EXERCISE AIM:
Reproduce the material below line by line, beginning with its first line and ending with the line that contains "const isMajorY = v"; leave out pictures.

***

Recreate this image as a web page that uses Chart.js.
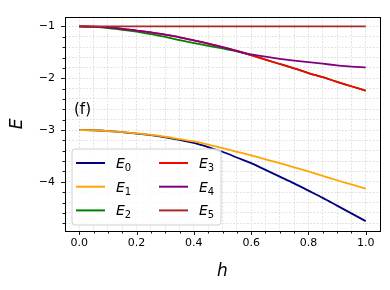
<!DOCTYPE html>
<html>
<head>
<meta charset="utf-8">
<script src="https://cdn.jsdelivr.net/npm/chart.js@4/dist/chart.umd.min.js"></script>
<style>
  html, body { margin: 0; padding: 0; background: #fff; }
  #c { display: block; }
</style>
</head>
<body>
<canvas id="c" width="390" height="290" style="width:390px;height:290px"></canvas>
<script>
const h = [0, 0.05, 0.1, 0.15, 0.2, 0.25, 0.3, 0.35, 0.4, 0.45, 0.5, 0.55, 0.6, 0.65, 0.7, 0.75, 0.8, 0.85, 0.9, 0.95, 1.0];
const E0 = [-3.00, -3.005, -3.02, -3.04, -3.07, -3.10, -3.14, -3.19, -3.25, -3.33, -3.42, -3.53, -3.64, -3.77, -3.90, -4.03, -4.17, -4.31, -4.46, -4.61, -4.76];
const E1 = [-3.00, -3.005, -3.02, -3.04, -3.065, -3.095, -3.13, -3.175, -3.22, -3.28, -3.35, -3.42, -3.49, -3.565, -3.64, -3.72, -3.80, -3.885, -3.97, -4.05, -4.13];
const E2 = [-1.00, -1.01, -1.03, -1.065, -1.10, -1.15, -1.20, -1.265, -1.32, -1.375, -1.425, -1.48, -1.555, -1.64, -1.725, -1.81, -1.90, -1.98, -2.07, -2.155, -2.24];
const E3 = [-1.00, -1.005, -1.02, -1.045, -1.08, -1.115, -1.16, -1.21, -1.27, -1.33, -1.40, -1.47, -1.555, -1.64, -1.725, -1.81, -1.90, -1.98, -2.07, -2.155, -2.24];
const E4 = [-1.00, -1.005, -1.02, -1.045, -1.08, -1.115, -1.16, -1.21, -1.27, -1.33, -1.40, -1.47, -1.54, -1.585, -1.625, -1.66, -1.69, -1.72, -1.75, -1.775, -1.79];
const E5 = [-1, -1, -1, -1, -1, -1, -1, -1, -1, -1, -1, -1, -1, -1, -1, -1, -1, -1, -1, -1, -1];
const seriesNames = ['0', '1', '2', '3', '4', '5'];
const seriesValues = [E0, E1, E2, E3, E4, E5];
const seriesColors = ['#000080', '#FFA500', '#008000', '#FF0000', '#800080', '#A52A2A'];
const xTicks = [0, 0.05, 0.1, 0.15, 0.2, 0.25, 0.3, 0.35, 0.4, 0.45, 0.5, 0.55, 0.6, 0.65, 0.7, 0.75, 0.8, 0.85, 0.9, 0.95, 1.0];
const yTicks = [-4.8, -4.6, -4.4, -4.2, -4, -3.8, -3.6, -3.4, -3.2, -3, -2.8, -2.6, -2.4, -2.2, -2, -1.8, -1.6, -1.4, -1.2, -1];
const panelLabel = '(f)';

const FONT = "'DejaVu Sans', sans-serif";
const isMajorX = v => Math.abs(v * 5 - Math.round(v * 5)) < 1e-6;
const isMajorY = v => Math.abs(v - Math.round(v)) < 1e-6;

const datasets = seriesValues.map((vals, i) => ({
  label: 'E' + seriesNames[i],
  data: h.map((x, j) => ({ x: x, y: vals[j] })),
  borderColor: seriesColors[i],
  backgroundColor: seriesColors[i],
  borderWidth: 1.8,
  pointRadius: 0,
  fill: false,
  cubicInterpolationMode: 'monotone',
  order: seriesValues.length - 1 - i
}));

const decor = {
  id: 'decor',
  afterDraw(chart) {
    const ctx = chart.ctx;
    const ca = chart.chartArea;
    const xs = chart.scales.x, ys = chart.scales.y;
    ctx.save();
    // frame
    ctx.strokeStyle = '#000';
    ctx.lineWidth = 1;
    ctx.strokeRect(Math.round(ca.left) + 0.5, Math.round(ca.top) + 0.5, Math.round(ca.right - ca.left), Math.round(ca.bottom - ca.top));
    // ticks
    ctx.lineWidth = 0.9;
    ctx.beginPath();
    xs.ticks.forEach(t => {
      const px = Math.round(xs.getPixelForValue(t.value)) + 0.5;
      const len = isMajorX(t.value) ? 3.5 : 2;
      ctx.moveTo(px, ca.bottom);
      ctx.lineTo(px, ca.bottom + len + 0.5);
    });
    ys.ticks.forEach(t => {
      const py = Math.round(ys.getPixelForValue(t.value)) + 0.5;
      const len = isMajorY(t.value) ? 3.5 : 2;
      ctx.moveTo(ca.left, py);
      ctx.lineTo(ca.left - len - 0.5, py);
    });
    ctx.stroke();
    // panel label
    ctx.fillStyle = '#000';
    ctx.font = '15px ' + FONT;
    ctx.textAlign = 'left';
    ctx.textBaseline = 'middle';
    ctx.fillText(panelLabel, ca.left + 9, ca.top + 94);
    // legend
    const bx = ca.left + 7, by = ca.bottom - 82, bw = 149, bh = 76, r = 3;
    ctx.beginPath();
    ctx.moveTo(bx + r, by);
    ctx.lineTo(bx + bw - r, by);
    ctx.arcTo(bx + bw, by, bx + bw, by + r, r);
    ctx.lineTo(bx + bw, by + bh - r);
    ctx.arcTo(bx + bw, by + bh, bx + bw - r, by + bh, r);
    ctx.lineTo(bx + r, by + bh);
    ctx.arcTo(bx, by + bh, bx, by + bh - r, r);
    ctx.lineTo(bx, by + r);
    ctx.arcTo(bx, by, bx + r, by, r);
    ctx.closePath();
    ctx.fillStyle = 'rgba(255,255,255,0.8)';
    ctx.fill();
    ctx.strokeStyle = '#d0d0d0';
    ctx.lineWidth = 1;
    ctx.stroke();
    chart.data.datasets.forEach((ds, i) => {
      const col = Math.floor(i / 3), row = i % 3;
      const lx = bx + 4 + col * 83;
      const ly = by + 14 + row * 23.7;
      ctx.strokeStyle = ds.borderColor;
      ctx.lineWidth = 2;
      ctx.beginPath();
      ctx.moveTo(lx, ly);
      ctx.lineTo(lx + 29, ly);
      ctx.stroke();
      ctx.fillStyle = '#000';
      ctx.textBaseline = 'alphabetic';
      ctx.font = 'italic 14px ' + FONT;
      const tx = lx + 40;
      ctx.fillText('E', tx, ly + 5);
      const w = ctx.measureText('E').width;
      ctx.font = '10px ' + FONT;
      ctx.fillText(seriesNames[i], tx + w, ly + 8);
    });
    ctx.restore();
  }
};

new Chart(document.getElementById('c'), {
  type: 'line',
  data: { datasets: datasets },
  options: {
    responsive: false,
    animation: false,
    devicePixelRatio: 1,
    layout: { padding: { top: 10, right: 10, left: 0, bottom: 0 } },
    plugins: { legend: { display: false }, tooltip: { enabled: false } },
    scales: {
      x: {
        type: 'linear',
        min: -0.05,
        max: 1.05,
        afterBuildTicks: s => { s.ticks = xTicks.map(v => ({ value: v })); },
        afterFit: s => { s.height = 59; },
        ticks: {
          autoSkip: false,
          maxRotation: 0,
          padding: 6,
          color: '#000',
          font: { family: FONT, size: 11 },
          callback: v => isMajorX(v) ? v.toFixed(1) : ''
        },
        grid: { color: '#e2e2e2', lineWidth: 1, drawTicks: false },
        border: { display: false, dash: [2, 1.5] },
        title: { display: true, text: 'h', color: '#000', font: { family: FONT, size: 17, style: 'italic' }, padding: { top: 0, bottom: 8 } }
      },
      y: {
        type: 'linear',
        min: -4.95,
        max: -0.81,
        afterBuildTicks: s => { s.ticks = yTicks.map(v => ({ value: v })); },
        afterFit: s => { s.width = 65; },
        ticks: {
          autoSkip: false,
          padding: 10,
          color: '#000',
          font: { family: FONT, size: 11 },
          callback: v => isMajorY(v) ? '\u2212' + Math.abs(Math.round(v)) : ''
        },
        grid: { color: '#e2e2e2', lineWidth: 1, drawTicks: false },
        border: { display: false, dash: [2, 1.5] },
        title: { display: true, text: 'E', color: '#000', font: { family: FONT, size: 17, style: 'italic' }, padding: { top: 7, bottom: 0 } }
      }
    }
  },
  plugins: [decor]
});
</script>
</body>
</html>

***

WORKED ANSWER:
Recreate this image as a web page that uses Chart.js.
<!DOCTYPE html>
<html>
<head>
<meta charset="utf-8">
<script src="https://cdn.jsdelivr.net/npm/chart.js@4/dist/chart.umd.min.js"></script>
<style>
  html, body { margin: 0; padding: 0; background: #fff; }
  #c { display: block; }
</style>
</head>
<body>
<canvas id="c" width="390" height="290" style="width:390px;height:290px"></canvas>
<script>
const h = [0, 0.05, 0.1, 0.15, 0.2, 0.25, 0.3, 0.35, 0.4, 0.45, 0.5, 0.55, 0.6, 0.65, 0.7, 0.75, 0.8, 0.85, 0.9, 0.95, 1.0];
const E0 = [-3.00, -3.005, -3.02, -3.04, -3.07, -3.10, -3.14, -3.19, -3.25, -3.33, -3.42, -3.53, -3.64, -3.77, -3.90, -4.03, -4.17, -4.31, -4.46, -4.61, -4.76];
const E1 = [-3.00, -3.005, -3.02, -3.04, -3.065, -3.095, -3.13, -3.175, -3.22, -3.28, -3.35, -3.42, -3.49, -3.565, -3.64, -3.72, -3.80, -3.885, -3.97, -4.05, -4.13];
const E2 = [-1.00, -1.01, -1.03, -1.065, -1.10, -1.15, -1.20, -1.265, -1.32, -1.375, -1.425, -1.48, -1.555, -1.64, -1.725, -1.81, -1.90, -1.98, -2.07, -2.155, -2.24];
const E3 = [-1.00, -1.005, -1.02, -1.045, -1.08, -1.115, -1.16, -1.21, -1.27, -1.33, -1.40, -1.47, -1.555, -1.64, -1.725, -1.81, -1.90, -1.98, -2.07, -2.155, -2.24];
const E4 = [-1.00, -1.005, -1.02, -1.045, -1.08, -1.115, -1.16, -1.21, -1.27, -1.33, -1.40, -1.47, -1.54, -1.585, -1.625, -1.66, -1.69, -1.72, -1.75, -1.775, -1.79];
const E5 = [-1, -1, -1, -1, -1, -1, -1, -1, -1, -1, -1, -1, -1, -1, -1, -1, -1, -1, -1, -1, -1];
const seriesNames = ['0', '1', '2', '3', '4', '5'];
const seriesValues = [E0, E1, E2, E3, E4, E5];
const seriesColors = ['#000080', '#FFA500', '#008000', '#FF0000', '#800080', '#A52A2A'];
const xTicks = [0, 0.05, 0.1, 0.15, 0.2, 0.25, 0.3, 0.35, 0.4, 0.45, 0.5, 0.55, 0.6, 0.65, 0.7, 0.75, 0.8, 0.85, 0.9, 0.95, 1.0];
const yTicks = [-4.8, -4.6, -4.4, -4.2, -4, -3.8, -3.6, -3.4, -3.2, -3, -2.8, -2.6, -2.4, -2.2, -2, -1.8, -1.6, -1.4, -1.2, -1];
const panelLabel = '(f)';

const FONT = "'DejaVu Sans', sans-serif";
const isMajorX = v => Math.abs(v * 5 - Math.round(v * 5)) < 1e-6;
const isMajorY = v => Math.abs(v - Math.round(v)) < 1e-6;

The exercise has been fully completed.